Task directions
Return nothing but the lines from the one with "Rebuild this diagram" through the one with "sep=0pt] (ref) at" in the data below, word for word and without pictures.

Extracted material
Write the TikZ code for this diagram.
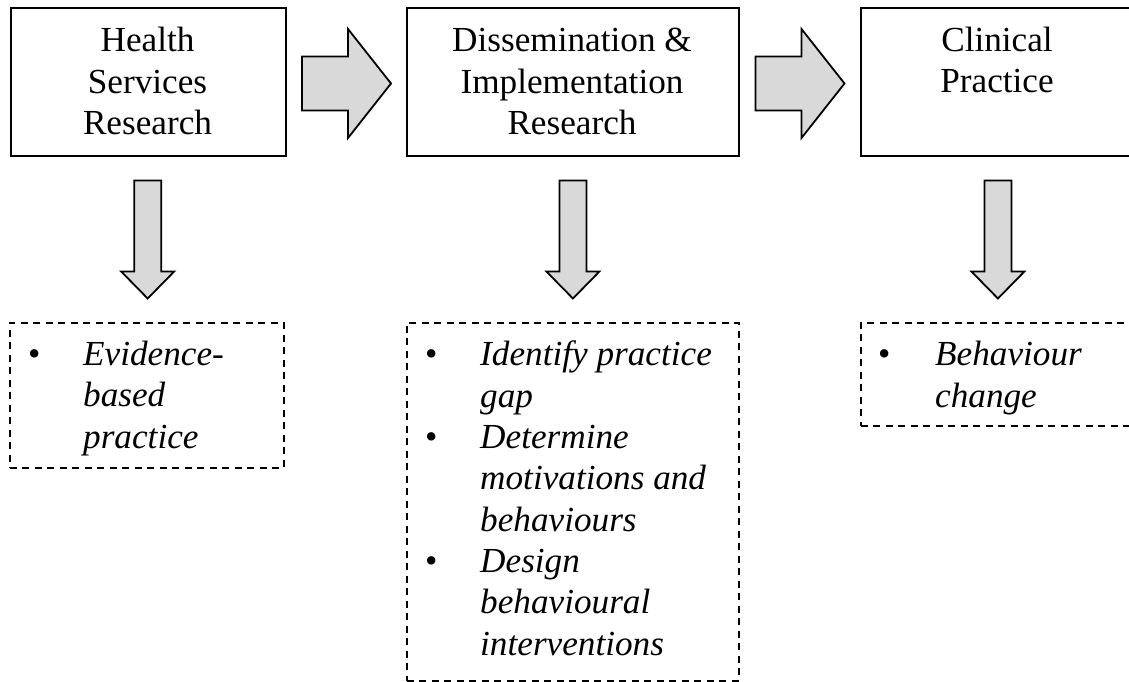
\documentclass[tikz,border=0pt]{standalone}
\usepackage{fontspec}
\setmainfont{Liberation Serif}
\usetikzlibrary{calc}
\definecolor{arrowfill}{RGB}{217,217,217}
\begin{document}
\begin{tikzpicture}[x=1pt,y=-1pt,
  stagebox/.style={draw, line width=2pt, minimum height=148pt, inner sep=0pt, anchor=north west},
  notebox/.style={draw, line width=1.7pt, dash pattern=on 7pt off 5.5pt, inner sep=0pt, anchor=north west},
  % multi-line texts are placed by the baseline of their last line
  titletext/.style={anchor=base, align=center, inner sep=0pt, font=\fontsize{35.2}{41.5}\selectfont},
  itemtext/.style={anchor=base west, align=left, inner sep=0pt, font=\fontsize{35.2}{41.5}\selectfont\itshape},
  bulletmark/.style={anchor=base west, inner sep=0pt, font=\fontsize{35.2}{41.5}\selectfont},
  blockarrow/.style={draw, line width=1.8pt, fill=arrowfill, line join=miter},
  pics/rightblock/.style={code={
    \draw[blockarrow] (-44.5,-27) -- (1.5,-27) -- (1.5,-54.5) -- (44.5,0)
      -- (1.5,54.5) -- (1.5,27) -- (-44.5,27) -- cycle;}},
  pics/downblock/.style={code={
    \draw[blockarrow] (-13.5,-59) -- (13.5,-59) -- (13.5,32) -- (26.5,32)
      -- (0,59) -- (-26.5,32) -- (-13.5,32) -- cycle;}},
]
\useasboundingbox (0,0) rectangle (1129,682);
\clip (0,0) rectangle (1129,682);

% stage boxes
\node[stagebox, minimum width=275pt] (hsr) at (10,7) {};
\node[stagebox, minimum width=332pt] (dir) at (406,7) {};
\node[stagebox, minimum width=274pt] (cp) at (860,7) {};

\node[titletext] (hsr-t) at (147.5,135) {Health\\Services\\Research};
\node[titletext] (dir-t) at (572,135) {Dissemination \&\\Implementation\\Research};
\node[titletext] (cp-t) at (997,93) {Clinical\\Practice};

% arrows between stages
\pic at ($(hsr.east)!0.5!(dir.west)+(0,1.5)$) {rightblock};
\pic at ($(dir.east)!0.5!(cp.west)+(0,1.5)$) {rightblock};

% outcome boxes
\node[notebox, minimum width=274pt, minimum height=145pt] (hsr-o) at (9,322) {};
\node[notebox, minimum width=332pt, minimum height=358pt] (dir-o) at (406,322) {};
\node[notebox, minimum width=274pt, minimum height=103pt] (cp-o) at (860,322) {};

% arrows from stages to outcomes
\pic at ($(hsr.south)!0.5!(hsr-o.north)$) {downblock};
\pic at ($(dir.south)!0.5!(dir-o.north)$) {downblock};
\pic at ($(cp.south)!0.5!(cp-o.north)$) {downblock};

% outcome lists
\node[bulletmark] (hsr-b1) at (28,365) {\textbullet};
\node[itemtext] (hsr-i1) at (83,448) {Evidence-\\based\\practice};

\node[bulletmark] (dir-b1) at (425,365) {\textbullet};
\node[itemtext] (dir-i1) at (480,407) {Identify practice\\gap};
\node[bulletmark] (dir-b2) at (425,448) {\textbullet};
\node[itemtext] (dir-i2) at (480,531) {Determine\\motivations and\\behaviours};
\node[bulletmark] (dir-b3) at (425,572) {\textbullet};
\node[itemtext] (dir-i3) at (480,655) {Design\\behavioural\\interventions};

\node[bulletmark] (cp-b1) at (878,365) {\textbullet};
\node[itemtext] (cp-i1) at (935,407) {Behaviour\\change};
\end{tikzpicture}
\end{document}
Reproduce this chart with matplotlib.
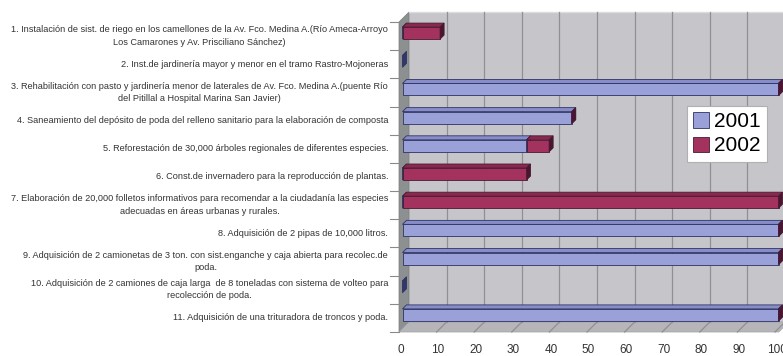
import matplotlib
matplotlib.use("Agg")
import matplotlib.pyplot as plt
from matplotlib.patches import Polygon, Patch

plt.rcParams['font.family'] = ['Liberation Sans', 'DejaVu Sans']

# datos (porcentaje de avance)
labels = [
    "1. Instalación de sist. de riego en los camellones de la Av. Fco. Medina A.(Río Ameca-Arroyo\nLos Camarones y Av. Prisciliano Sánchez)",
    "2. Inst.de jardinería mayor y menor en el tramo Rastro-Mojoneras",
    "3. Rehabilitación con pasto y jardinería menor de laterales de Av. Fco. Medina A.(puente Río\ndel Pitillal a Hospital Marina San Javier)",
    "4. Saneamiento del depósito de poda del relleno sanitario para la elaboración de composta",
    "5. Reforestación de 30,000 árboles regionales de diferentes especies.",
    "6. Const.de invernadero para la reproducción de plantas.",
    "7. Elaboración de 20,000 folletos informativos para recomendar a la ciudadanía las especies\nadecuadas en áreas urbanas y rurales.",
    "8. Adquisición de 2 pipas de 10,000 litros.",
    "9. Adquisición de 2 camionetas de 3 ton. con sist.enganche y caja abierta para recolec.de\npoda.",
    "10. Adquisición de 2 camiones de caja larga  de 8 toneladas con sistema de volteo para\nrecolección de poda.",
    "11. Adquisición de una trituradora de troncos y poda.",
]
v2001 = [0, 0, 100, 45, 33, 0, 0, 100, 100, 0, 100]
v2002 = [10, 0, 0, 0, 6, 33, 100, 0, 0, 0, 0]
years = ["2001", "2002"]
xticks = [0, 10, 20, 30, 40, 50, 60, 70, 80, 90, 100]

# colores: frente, cara superior, costado
col2001 = ("#9aa0d8", "#878dc8", "#34366a")
col2002 = ("#a3325f", "#8a2950", "#4a1530")
edge2001 = "#2e3262"
edge2002 = "#4a1a32"

W, H = 783, 356
fig = plt.figure(figsize=(W / 100, H / 100), dpi=100)
fx0, fx1 = 399, 775      # plano frontal en px
fy0, fy1 = 22, 332
ax = fig.add_axes([fx0 / W, 1 - fy1 / H, (fx1 - fx0) / W, (fy1 - fy0) / H])
n = len(labels)
ax.set_xlim(0, 100)
ax.set_ylim(n - 0.5, -0.5)
ax.axis("off")

pxx = (fx1 - fx0) / 100.0
pxy = (fy1 - fy0) / float(n)
DX, DY = 10 / pxx, 10 / pxy          # profundidad de las paredes
bx, by = 3.5 / pxx, 3 / pxy          # desplazamiento de las barras
bdx, bdy = 4 / pxx, 4 / pxy          # profundidad de las barras
bh = 12 / pxy

top, bot = -0.5, n - 0.5
# pared del fondo
ax.add_patch(Polygon([(DX, top - DY), (100 + DX + 3, top - DY), (100 + DX + 3, bot - DY), (DX, bot - DY)],
                     closed=True, fc="#c6c6ca", ec="none", clip_on=False, zorder=0))
# pared izquierda
ax.add_patch(Polygon([(0, top), (DX, top - DY), (DX, bot - DY), (0, bot)],
                     closed=True, fc="#8c9090", ec="#7a7e7e", lw=0.5, clip_on=False, zorder=1))
# piso
ax.add_patch(Polygon([(0, bot), (100 + 1, bot), (100 + DX + 1, bot - DY), (DX, bot - DY)],
                     closed=True, fc="#b6b6ba", ec="#a0a0a4", lw=0.5, clip_on=False, zorder=1))
ax.plot([DX, 100 + DX + 3], [top - DY, top - DY], color="#dcdce0", lw=1, clip_on=False, zorder=1)

for v in xticks[1:]:
    ax.plot([v + DX, v + DX], [top - DY, bot - DY], color="#909094", lw=0.9, clip_on=False, zorder=1)
    ax.plot([v, v + DX], [bot, bot - DY], color="#909094", lw=0.9, clip_on=False, zorder=1)

for v in xticks:
    ax.text(v + 0.4, bot + 12 / pxy, str(v), ha="center", va="top", fontsize=8.5, color="#333333")

# marcas del eje de categorias
for i in range(n + 1):
    yb = i - 0.5
    ax.plot([-2.5, 0], [yb, yb], color="#8a8a8a", lw=0.8, clip_on=False, zorder=1)


def bar3d(left, w, y, cols, ec):
    x0 = left + bx
    y0 = y - by
    yt, yb_ = y0 - bh / 2, y0 + bh / 2
    if w > 0:
        ax.add_patch(Polygon([(x0, yt), (x0 + w, yt), (x0 + w, yb_), (x0, yb_)],
                             closed=True, fc=cols[0], ec=ec, lw=0.6, clip_on=False, zorder=3))
        ax.add_patch(Polygon([(x0, yt), (x0 + w, yt), (x0 + w + bdx, yt - bdy), (x0 + bdx, yt - bdy)],
                             closed=True, fc=cols[1], ec=ec, lw=0.6, clip_on=False, zorder=3))
    ax.add_patch(Polygon([(x0 + w, yt), (x0 + w + bdx, yt - bdy), (x0 + w + bdx, yb_ - bdy), (x0 + w, yb_)],
                         closed=True, fc=cols[2], ec=ec, lw=0.6, clip_on=False, zorder=3))


for i in range(n):
    bar3d(0, v2001[i], i, col2001, edge2001)
    if v2001[i] + v2002[i] > 0:
        bar3d(v2001[i], v2002[i], i, col2002, edge2002)
    ax.text(-2.9, i, labels[i], ha="right", va="center", multialignment="center",
            fontsize=6.6, linespacing=1.5, color="#333333", clip_on=False)

handles = [Patch(fc=col2001[0], ec=edge2001, lw=0.6), Patch(fc=col2002[0], ec=edge2002, lw=0.6)]
leg = ax.legend(handles, years, loc="upper left", bbox_to_anchor=(687 / W, 1 - 106 / H),
                bbox_transform=fig.transFigure, fontsize=15, frameon=True, fancybox=False,
                edgecolor="#b0b0b0", framealpha=1, borderpad=0.3, labelspacing=0.25,
                handlelength=0.75, handleheight=0.75, handletextpad=0.25, borderaxespad=0)
leg.get_frame().set_linewidth(0.8)
leg.set_zorder(5)

fig.savefig("out.png", dpi=100)
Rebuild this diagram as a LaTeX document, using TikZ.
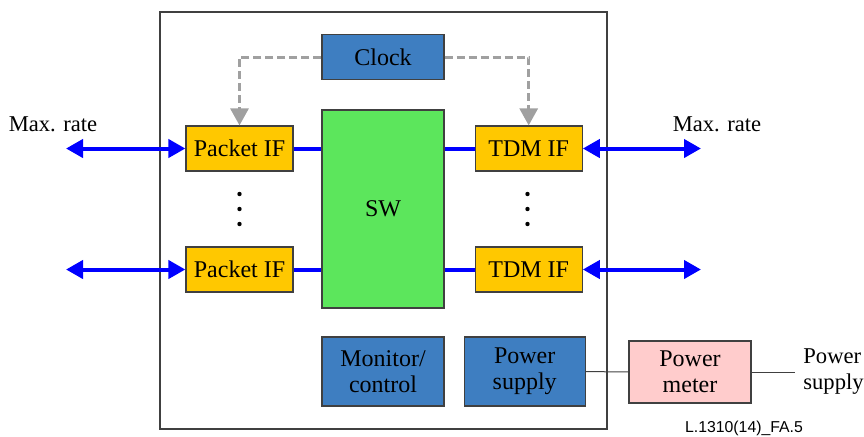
\documentclass[tikz,border=0pt]{standalone}
\usepackage{fontspec}
\setmainfont{Liberation Serif}
\newfontfamily\etiqfont{Liberation Sans}
\usetikzlibrary{positioning,arrows.meta}

\definecolor{azulbloque}{RGB}{62,126,193}
\definecolor{amarillo}{RGB}{255,200,0}
\definecolor{verde}{RGB}{92,230,92}
\definecolor{rosa}{RGB}{255,204,204}
\definecolor{gris}{RGB}{160,160,160}

\begin{document}
\begin{tikzpicture}[x=0.5pt,y=-0.5pt]

	\tikzstyle{bloque} = [rectangle,draw=black!75,line width=0.6pt,align=center,inner sep=0pt,
		font=\fontsize{12}{13}\selectfont]
	\tikzstyle{azul} = [bloque,fill=azulbloque,minimum width=61pt]
	\tikzstyle{interfaz} = [bloque,fill=amarillo,minimum width=53.5pt,minimum height=22.5pt]
	\tikzstyle{flecha} = [{Triangle[length=8.5pt,width=9pt]}-{Triangle[length=8.5pt,width=9pt]},blue,line width=2pt]
	\tikzstyle{enlace} = [blue,line width=2pt]
	\tikzstyle{reloj} = [-{Triangle[length=8.5pt,width=9pt]},gris,line width=1.5pt,dash pattern=on 4pt off 2pt]
	\tikzstyle{texto} = [font=\fontsize{11.3}{13}\selectfont,align=left,inner sep=0pt]

	\useasboundingbox (0,0) rectangle (864,436);
	\draw[black!75,line width=0.6pt] (160,12) rectangle (607,429);

	\node[bloque,fill=verde,minimum width=61pt,minimum height=99pt] (sw) at (383,209) {SW};
	\node[azul,minimum height=22.5pt,above=14.5pt of sw] (clock) {Clock};
	\node[interfaz] (pif1) at (239.5,148.5) {Packet IF};
	\node[interfaz,below=37.4pt of pif1] (pif2) {Packet IF};
	\node[interfaz,right=90.5pt of pif1] (tdm1) {TDM IF};
	\node[interfaz,right=90.5pt of pif2] (tdm2) {TDM IF};
	\node[azul,minimum height=34.5pt] (mon) at (383,371.5) {Monitor/\\control};
	\node[azul,minimum width=60.5pt,minimum height=34.5pt,right=9.5pt of mon] (ps) {Power\\supply};
	\node[bloque,fill=rosa,minimum width=61pt,minimum height=31pt] (pm) at (690,372) {Power\\meter};

	\node[texto] (rateL) at (53,124) {Max. rate};
	\node[texto] (rateR) at (717,124) {Max. rate};
	\node[texto,anchor=west] (supply) at (803,372) {Power\\supply};
	\node[font=\etiqfont\fontsize{7.9}{9}\selectfont,inner sep=0pt] (ref) at (744,428) {L.1310(14)\_FA.5};

	\coordinate (l1) at (66,148.5);
	\coordinate (r1) at (701,148.5);
	\coordinate (l2) at (pif2 -| l1);
	\coordinate (r2) at (tdm2 -| r1);
	\coordinate (fin) at (795,372);

	% puntos suspensivos
	\foreach \y in {194,209,224} {
		\fill (239.5,\y) circle (1.1pt);
		\fill (527.5,\y) circle (1.1pt);
	}

	\draw[flecha] (l1) -- (pif1);
	\draw[flecha] (l2) -- (pif2);
	\draw[flecha] (tdm1) -- (r1);
	\draw[flecha] (tdm2) -- (r2);
	\draw[enlace] (pif1) -- (pif1 -| sw.west);
	\draw[enlace] (pif2) -- (pif2 -| sw.west);
	\draw[enlace] (tdm1) -- (tdm1 -| sw.east);
	\draw[enlace] (tdm2) -- (tdm2 -| sw.east);

	\draw[reloj] (clock.west) -| (pif1.north);
	\draw[reloj] (clock.east) -| (tdm1.north);

	\draw[black!75,line width=0.5pt] (ps) -- (pm);
	\draw[black!75,line width=0.5pt] (pm) -- (fin);

\end{tikzpicture}
\end{document}
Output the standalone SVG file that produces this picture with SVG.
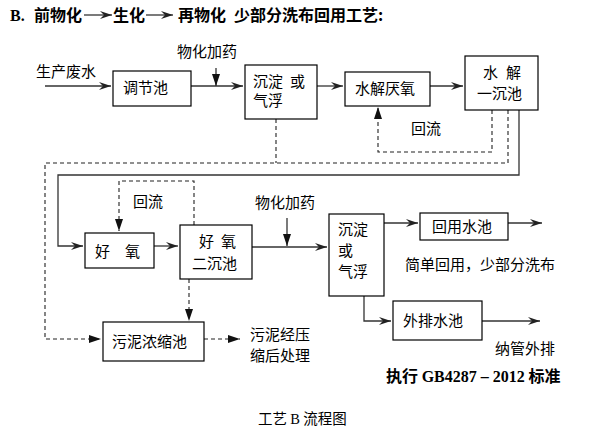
<svg xmlns="http://www.w3.org/2000/svg" width="591" height="435" viewBox="0 0 591 435">
<defs>
<marker id="ah" viewBox="0 0 12 8" refX="12" refY="4" markerWidth="12" markerHeight="8" markerUnits="userSpaceOnUse" orient="auto">
<path d="M0,0 L12,4 L0,8 L4,4 z" fill="#222"/>
</marker>
<marker id="ad" viewBox="0 0 12 8" refX="12" refY="4" markerWidth="12" markerHeight="8" markerUnits="userSpaceOnUse" orient="auto">
<path d="M0,0 L12,4 L0,8 z" fill="#111"/>
</marker>
</defs>
<style>
rect{fill:#fff;stroke:#000;stroke-width:1.2}
text{font-family:"Noto Sans CJK SC","Noto Sans",sans-serif;font-size:15px;fill:#000}
.t{font-weight:bold;font-size:16px}
.s{font-family:"Liberation Serif",serif;font-weight:bold}
.l{fill:none;stroke:#333;stroke-width:1.3}
.d{fill:none;stroke:#222;stroke-width:1.1;stroke-dasharray:4,3}
</style>
<rect width="591" height="435" fill="#fff" style="stroke:none"/>
<g id="title">
<text x="10" y="21" class="t"><tspan class="s">B.</tspan></text>
<text x="34" y="21" class="t">前物化</text>
<text x="113" y="21" class="t">生化</text>
<text x="178" y="21" class="t">再物化</text>
<text x="234" y="21" class="t">少部分洗布回用工艺:</text>
<line x1="84" y1="15" x2="112" y2="15" class="l" marker-end="url(#ah)"/>
<line x1="146" y1="15" x2="173" y2="15" class="l" marker-end="url(#ah)"/>
</g>
<g id="connectors">
<line x1="45" y1="86" x2="111" y2="86" class="l" marker-end="url(#ah)"/>
<line x1="191" y1="86" x2="243" y2="86" class="l" marker-end="url(#ah)"/>
<line x1="216" y1="68" x2="216" y2="86" class="l" marker-end="url(#ad)"/>
<line x1="317" y1="86" x2="343" y2="86" class="l" marker-end="url(#ah)"/>
<line x1="430" y1="86" x2="463" y2="86" class="l" marker-end="url(#ah)"/>
<polyline points="492,110 492,152 378,152 378,107" class="d" marker-end="url(#ad)"/>
<polyline points="508,110 508,163 45,163 45,339 101,339" class="d" marker-end="url(#ad)"/>
<line x1="276" y1="119" x2="276" y2="163" class="d"/>
<polyline points="519,110 519,175 58,175 58,246 83,246" class="l" marker-end="url(#ah)"/>
<line x1="154" y1="246" x2="178" y2="246" class="l" marker-end="url(#ah)"/>
<polyline points="194,225 194,181 119,181 119,231" class="d" marker-end="url(#ad)"/>
<line x1="252" y1="247" x2="327" y2="247" class="l" marker-end="url(#ah)"/>
<line x1="287" y1="218" x2="287" y2="246" class="l" marker-end="url(#ad)"/>
<line x1="384" y1="223" x2="418" y2="223" class="l" marker-end="url(#ah)"/>
<line x1="508" y1="223" x2="542" y2="223" class="l" marker-end="url(#ah)"/>
<polyline points="364,296 364,321 391,321" class="l" marker-end="url(#ah)"/>
<line x1="482" y1="321" x2="540" y2="321" class="l" marker-end="url(#ah)"/>
<line x1="189" y1="279" x2="189" y2="321" class="d" marker-end="url(#ad)"/>
<line x1="204" y1="339" x2="240" y2="339" class="d" marker-end="url(#ad)"/>
</g>
<g id="label-input"><text x="36" y="77">生产废水</text></g>
<g id="label-dose1"><text x="177" y="57">物化加药</text></g>
<g id="n-tiaojie"><rect x="113" y="71" width="78" height="35"/><text x="123" y="93">调节池</text></g>
<g id="n-chendian1"><rect x="245" y="65" width="72" height="54"/><text x="253" y="87">沉淀</text><text x="290" y="87">或</text><text x="253" y="106">气浮</text></g>
<g id="n-shuijie"><rect x="345" y="72" width="85" height="34"/><text x="355" y="94">水解厌氧</text></g>
<g id="n-shuijie2"><rect x="465" y="56" width="73" height="54"/><text x="483" y="78">水</text><text x="506" y="78">解</text><text x="477" y="99">一沉池</text></g>
<g id="label-huiliu1"><text x="411" y="134">回流</text></g>
<g id="n-haoyang"><rect x="85" y="233" width="69" height="35"/><text x="95" y="257">好</text><text x="125" y="257">氧</text></g>
<g id="n-haoyang2"><rect x="180" y="225" width="72" height="54"/><text x="199" y="247">好</text><text x="221" y="247">氧</text><text x="192" y="269">二沉池</text></g>
<g id="label-huiliu2"><text x="133" y="207">回流</text></g>
<g id="label-dose2"><text x="255" y="208">物化加药</text></g>
<g id="n-chendian2"><rect x="329" y="214" width="55" height="82"/><text x="338" y="235">沉淀</text><text x="338" y="256">或</text><text x="338" y="277">气浮</text></g>
<g id="n-huiyong"><rect x="420" y="213" width="88" height="27"/><text x="432" y="232">回用水池</text></g>
<g id="label-reuse"><text x="405" y="270">简单回用，少部分洗布</text></g>
<g id="n-waipai"><rect x="393" y="301" width="89" height="39"/><text x="403" y="326">外排水池</text></g>
<g id="label-out"><text x="495" y="354">纳管外排</text></g>
<g id="label-std"><text x="386" y="382" class="t">执行 <tspan class="s">GB4287 – 2012</tspan> 标准</text></g>
<g id="n-wuni"><rect x="103" y="322" width="101" height="39"/><text x="112" y="347">污泥浓缩池</text></g>
<g id="label-sludge"><text x="250" y="340">污泥经压</text><text x="250" y="361">缩后处理</text></g>
<g id="caption"><text x="258" y="424" style="font-size:14.5px">工艺 <tspan style="font-family:'Liberation Serif',serif">B</tspan> 流程图</text></g>
</svg>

The response
Rebuild this diagram as a LaTeX document, using TikZ.
\documentclass[tikz,border=0pt]{standalone}
\usepackage{fontspec}
\setmainfont{Liberation Serif}
\newfontfamily\etiqfont{Liberation Sans}
\usetikzlibrary{positioning,arrows.meta}

\definecolor{azulbloque}{RGB}{62,126,193}
\definecolor{amarillo}{RGB}{255,200,0}
\definecolor{verde}{RGB}{92,230,92}
\definecolor{rosa}{RGB}{255,204,204}
\definecolor{gris}{RGB}{160,160,160}

\begin{document}
\begin{tikzpicture}[x=0.5pt,y=-0.5pt]

	\tikzstyle{bloque} = [rectangle,draw=black!75,line width=0.6pt,align=center,inner sep=0pt,
		font=\fontsize{12}{13}\selectfont]
	\tikzstyle{azul} = [bloque,fill=azulbloque,minimum width=61pt]
	\tikzstyle{interfaz} = [bloque,fill=amarillo,minimum width=53.5pt,minimum height=22.5pt]
	\tikzstyle{flecha} = [{Triangle[length=8.5pt,width=9pt]}-{Triangle[length=8.5pt,width=9pt]},blue,line width=2pt]
	\tikzstyle{enlace} = [blue,line width=2pt]
	\tikzstyle{reloj} = [-{Triangle[length=8.5pt,width=9pt]},gris,line width=1.5pt,dash pattern=on 4pt off 2pt]
	\tikzstyle{texto} = [font=\fontsize{11.3}{13}\selectfont,align=left,inner sep=0pt]

	\useasboundingbox (0,0) rectangle (864,436);
	\draw[black!75,line width=0.6pt] (160,12) rectangle (607,429);

	\node[bloque,fill=verde,minimum width=61pt,minimum height=99pt] (sw) at (383,209) {SW};
	\node[azul,minimum height=22.5pt,above=14.5pt of sw] (clock) {Clock};
	\node[interfaz] (pif1) at (239.5,148.5) {Packet IF};
	\node[interfaz,below=37.4pt of pif1] (pif2) {Packet IF};
	\node[interfaz,right=90.5pt of pif1] (tdm1) {TDM IF};
	\node[interfaz,right=90.5pt of pif2] (tdm2) {TDM IF};
	\node[azul,minimum height=34.5pt] (mon) at (383,371.5) {Monitor/\\control};
	\node[azul,minimum width=60.5pt,minimum height=34.5pt,right=9.5pt of mon] (ps) {Power\\supply};
	\node[bloque,fill=rosa,minimum width=61pt,minimum height=31pt] (pm) at (690,372) {Power\\meter};

	\node[texto] (rateL) at (53,124) {Max. rate};
	\node[texto] (rateR) at (717,124) {Max. rate};
	\node[texto,anchor=west] (supply) at (803,372) {Power\\supply};
	\node[font=\etiqfont\fontsize{7.9}{9}\selectfont,inner sep=0pt] (ref) at (744,428) {L.1310(14)\_FA.5};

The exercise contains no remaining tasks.